En 2014, l’œuf est considéré par l’ensemble de la population comme un « bon produit », sain, naturel, source de vitamines, capable de remplacer la viande (un œuf = un bifteck de 100 grammes), et surtout peu coûteux.
À première vue, tout roule pour l’œuf. Il n’y aurait pas lieu de se poser de questions, ni de s’en faire. Mais comment le consommateur peut-il s’y retrouver quand les producteurs et les distributeurs multiplient les marques, les labels et autres calembredaines marketing pour activer le marché ? Savez-vous ce que représente « poules élevées en plein air », « œufs ramassés sur la paille comme autrefois », « œufs extra-frais datés du jour de ponte », « fraîcheur coq », « plein air fermier », ou encore « pondus en France », c’est le petit dernier, tout juste éclos en 2013 ? Savez-vous faire la différence entre toutes ces allégations ? Savez-vous vraiment ce que vous achetez, ce que vous consommez ou faites consommer à vos enfants ? Aiguiller et informer le consommateur. Foutaises ! Avec tout ce charabia, on ne sait même plus dans quel panier mettre ses œufs ! En quoi sont-ils différents ? Sont-ils vraiment différents ? Que veut-on nous faire avaler ?

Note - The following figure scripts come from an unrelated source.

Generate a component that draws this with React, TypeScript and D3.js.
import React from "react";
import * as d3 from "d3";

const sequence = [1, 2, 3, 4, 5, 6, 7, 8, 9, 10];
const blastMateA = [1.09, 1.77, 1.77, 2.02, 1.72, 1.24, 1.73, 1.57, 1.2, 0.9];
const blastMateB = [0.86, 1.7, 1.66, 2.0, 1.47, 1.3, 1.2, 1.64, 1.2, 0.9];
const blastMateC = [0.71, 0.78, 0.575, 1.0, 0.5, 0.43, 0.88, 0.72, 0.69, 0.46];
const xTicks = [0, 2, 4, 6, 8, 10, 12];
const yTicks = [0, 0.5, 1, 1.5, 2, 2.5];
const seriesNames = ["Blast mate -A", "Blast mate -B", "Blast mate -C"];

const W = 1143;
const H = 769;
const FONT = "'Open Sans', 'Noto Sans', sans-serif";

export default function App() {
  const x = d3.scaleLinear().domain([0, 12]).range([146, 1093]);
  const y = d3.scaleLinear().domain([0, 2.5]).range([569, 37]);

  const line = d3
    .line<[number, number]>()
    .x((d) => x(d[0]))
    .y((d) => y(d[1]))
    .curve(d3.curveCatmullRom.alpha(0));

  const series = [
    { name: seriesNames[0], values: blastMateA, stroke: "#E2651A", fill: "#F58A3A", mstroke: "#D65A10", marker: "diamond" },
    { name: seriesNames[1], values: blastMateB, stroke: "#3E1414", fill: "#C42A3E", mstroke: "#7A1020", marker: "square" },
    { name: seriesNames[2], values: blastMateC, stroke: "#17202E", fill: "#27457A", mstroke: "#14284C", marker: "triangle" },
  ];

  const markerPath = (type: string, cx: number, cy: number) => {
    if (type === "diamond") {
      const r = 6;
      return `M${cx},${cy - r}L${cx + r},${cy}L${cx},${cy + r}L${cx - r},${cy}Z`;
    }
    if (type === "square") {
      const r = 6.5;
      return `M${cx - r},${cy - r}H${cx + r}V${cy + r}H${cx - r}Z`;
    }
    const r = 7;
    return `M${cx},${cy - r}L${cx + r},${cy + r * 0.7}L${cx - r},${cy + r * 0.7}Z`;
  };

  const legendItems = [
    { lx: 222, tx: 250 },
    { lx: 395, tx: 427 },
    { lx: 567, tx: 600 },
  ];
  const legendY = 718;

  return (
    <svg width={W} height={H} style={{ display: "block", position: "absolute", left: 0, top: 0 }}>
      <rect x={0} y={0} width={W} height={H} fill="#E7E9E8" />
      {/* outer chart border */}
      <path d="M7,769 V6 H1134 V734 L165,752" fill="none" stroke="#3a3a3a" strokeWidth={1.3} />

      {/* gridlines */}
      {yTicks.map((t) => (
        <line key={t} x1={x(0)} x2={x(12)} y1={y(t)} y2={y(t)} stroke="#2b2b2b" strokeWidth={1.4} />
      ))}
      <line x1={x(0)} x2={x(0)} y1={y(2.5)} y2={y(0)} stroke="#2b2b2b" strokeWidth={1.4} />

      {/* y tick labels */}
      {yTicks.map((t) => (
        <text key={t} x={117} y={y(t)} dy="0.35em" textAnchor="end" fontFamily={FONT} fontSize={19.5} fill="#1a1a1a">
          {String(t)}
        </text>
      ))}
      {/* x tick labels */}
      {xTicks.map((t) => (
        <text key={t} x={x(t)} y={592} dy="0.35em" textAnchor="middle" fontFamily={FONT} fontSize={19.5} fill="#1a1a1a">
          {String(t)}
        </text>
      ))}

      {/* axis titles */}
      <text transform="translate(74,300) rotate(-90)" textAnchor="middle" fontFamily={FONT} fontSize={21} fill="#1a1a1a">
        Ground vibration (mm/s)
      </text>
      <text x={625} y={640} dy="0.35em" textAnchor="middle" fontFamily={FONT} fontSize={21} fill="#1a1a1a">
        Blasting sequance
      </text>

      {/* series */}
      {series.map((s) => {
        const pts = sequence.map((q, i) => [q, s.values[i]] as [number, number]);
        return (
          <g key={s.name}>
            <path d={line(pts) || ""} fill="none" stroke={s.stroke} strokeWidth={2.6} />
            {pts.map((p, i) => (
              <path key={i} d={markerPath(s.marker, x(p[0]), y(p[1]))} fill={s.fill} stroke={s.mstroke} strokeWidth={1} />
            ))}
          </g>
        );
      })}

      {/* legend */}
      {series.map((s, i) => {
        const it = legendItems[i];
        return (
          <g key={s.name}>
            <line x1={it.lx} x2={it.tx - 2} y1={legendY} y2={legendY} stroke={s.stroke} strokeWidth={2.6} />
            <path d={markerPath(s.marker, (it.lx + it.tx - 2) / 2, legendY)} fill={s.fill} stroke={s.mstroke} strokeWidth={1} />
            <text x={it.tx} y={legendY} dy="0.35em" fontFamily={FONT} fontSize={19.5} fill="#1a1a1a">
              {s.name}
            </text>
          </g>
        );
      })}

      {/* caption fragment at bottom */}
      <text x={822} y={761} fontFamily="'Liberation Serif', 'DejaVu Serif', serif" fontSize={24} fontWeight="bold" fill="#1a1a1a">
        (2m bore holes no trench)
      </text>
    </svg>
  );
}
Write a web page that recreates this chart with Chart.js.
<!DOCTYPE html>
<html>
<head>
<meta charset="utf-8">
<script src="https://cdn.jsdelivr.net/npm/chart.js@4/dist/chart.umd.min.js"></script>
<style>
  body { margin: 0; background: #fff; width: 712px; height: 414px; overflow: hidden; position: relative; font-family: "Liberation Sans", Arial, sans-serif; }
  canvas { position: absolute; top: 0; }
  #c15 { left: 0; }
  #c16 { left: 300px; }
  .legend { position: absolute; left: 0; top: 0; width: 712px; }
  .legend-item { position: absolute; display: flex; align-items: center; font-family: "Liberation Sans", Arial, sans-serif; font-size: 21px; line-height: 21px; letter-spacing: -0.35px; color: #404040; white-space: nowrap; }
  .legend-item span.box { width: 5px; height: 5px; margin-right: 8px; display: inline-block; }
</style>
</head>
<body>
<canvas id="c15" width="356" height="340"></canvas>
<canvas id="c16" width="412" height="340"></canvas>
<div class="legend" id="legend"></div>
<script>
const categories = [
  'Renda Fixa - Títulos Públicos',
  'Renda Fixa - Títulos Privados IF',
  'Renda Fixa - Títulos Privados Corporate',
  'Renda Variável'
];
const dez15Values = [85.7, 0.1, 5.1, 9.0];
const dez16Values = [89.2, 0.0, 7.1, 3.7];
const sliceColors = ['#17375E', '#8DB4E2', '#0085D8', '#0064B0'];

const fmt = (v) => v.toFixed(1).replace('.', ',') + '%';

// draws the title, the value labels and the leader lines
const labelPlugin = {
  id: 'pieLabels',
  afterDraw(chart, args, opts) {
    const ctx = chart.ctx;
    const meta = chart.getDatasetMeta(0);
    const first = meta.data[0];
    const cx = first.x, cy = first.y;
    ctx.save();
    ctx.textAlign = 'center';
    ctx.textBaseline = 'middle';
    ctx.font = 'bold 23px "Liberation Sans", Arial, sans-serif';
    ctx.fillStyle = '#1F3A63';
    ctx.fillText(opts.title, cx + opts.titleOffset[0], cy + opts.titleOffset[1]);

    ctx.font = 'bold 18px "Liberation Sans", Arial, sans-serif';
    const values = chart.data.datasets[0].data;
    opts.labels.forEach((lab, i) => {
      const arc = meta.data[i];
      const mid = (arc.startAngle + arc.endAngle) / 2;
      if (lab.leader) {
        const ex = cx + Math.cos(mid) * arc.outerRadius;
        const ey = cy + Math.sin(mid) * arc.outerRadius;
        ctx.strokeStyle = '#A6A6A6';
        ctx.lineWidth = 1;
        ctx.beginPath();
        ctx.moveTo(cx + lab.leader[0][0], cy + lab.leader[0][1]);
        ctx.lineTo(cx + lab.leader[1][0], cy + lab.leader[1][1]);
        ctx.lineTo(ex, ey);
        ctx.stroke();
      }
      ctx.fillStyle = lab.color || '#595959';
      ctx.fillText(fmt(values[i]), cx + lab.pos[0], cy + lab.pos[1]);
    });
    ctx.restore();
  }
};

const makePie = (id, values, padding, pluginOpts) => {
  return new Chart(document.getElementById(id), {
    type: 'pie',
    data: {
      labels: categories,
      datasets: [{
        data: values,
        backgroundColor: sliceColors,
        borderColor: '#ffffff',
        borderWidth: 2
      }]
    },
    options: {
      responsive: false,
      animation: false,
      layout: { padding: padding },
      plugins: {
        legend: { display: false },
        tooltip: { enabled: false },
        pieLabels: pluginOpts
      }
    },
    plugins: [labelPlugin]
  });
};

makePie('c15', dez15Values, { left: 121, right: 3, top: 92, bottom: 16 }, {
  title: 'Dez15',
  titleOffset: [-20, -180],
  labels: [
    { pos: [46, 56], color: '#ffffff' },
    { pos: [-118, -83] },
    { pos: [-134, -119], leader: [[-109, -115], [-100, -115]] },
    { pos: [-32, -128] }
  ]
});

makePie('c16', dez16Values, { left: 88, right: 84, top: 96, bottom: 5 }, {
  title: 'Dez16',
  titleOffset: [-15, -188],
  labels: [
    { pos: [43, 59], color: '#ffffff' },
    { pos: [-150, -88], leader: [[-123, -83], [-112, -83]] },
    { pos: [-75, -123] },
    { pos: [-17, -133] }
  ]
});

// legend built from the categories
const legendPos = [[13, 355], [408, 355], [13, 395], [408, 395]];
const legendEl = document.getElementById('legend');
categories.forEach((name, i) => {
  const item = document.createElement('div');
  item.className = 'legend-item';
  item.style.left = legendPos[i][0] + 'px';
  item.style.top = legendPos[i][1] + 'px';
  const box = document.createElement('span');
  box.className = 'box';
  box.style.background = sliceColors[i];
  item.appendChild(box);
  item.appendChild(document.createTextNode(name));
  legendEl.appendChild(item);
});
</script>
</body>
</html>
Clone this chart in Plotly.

Pour découvrir ce qui se cache sous la coquille, examinons le mode de production des œufs. Tout d’abord, prenons connaissance des résultats d’un sondage Ifop conduit pour l’ONG Compassion in World Farming (CIWF). Du point de vue de la lucidité des consommateurs, il est rassurant de savoir que 52 % d’entre eux considèrent qu’il est « difficile d’avoir une information sur le mode d’élevage des poules pondeuses », en dépit des nombreuses notifications sur les emballages. Alors, comment ça se passe ? Premier coup de bluff : les élevages avec l’allégorique photo figurant sur les boîtes, exhibant de belles rouquines qui picorent dans une vaste prairie bien verte. Bidon. La réalité est tout autre. La belle époque où les poules gambadaient dans les champs et les basses-cours, grattant, fouinant ici et là, insouciantes et libres… c’est terminé ! Aujourd’hui, elles sont pour ainsi dire toutes logées à la même enseigne. Le vieux poulailler, rêve lointain des urbains, est passé au rang d’antiquité, il s’est métamorphosé en un vaste bâtiment, sorte de hangar, dans lequel vivent plus de 300 000 volatiles, enfermés dans des cages sans voir la lumière du jour. Adieu la Gournay dorée, la Crèvecœur, la Bresse noire dorée, ou la Barbezieux, remplacées par plusieurs races proposées par les deux grands sélectionneurs mondiaux (Hendrix et EW Group), beaucoup plus productives et supportant mieux l’enfermement. Elles débarquent dans l’élevage à l’âge de dix-huit semaines, après être nées dans des couvoirs, et se mettent au boulot tout de suite. Pas le temps de rigoler, de s’encanailler dans une basse-cour, elles sont là pour pondre, pondre toujours plus.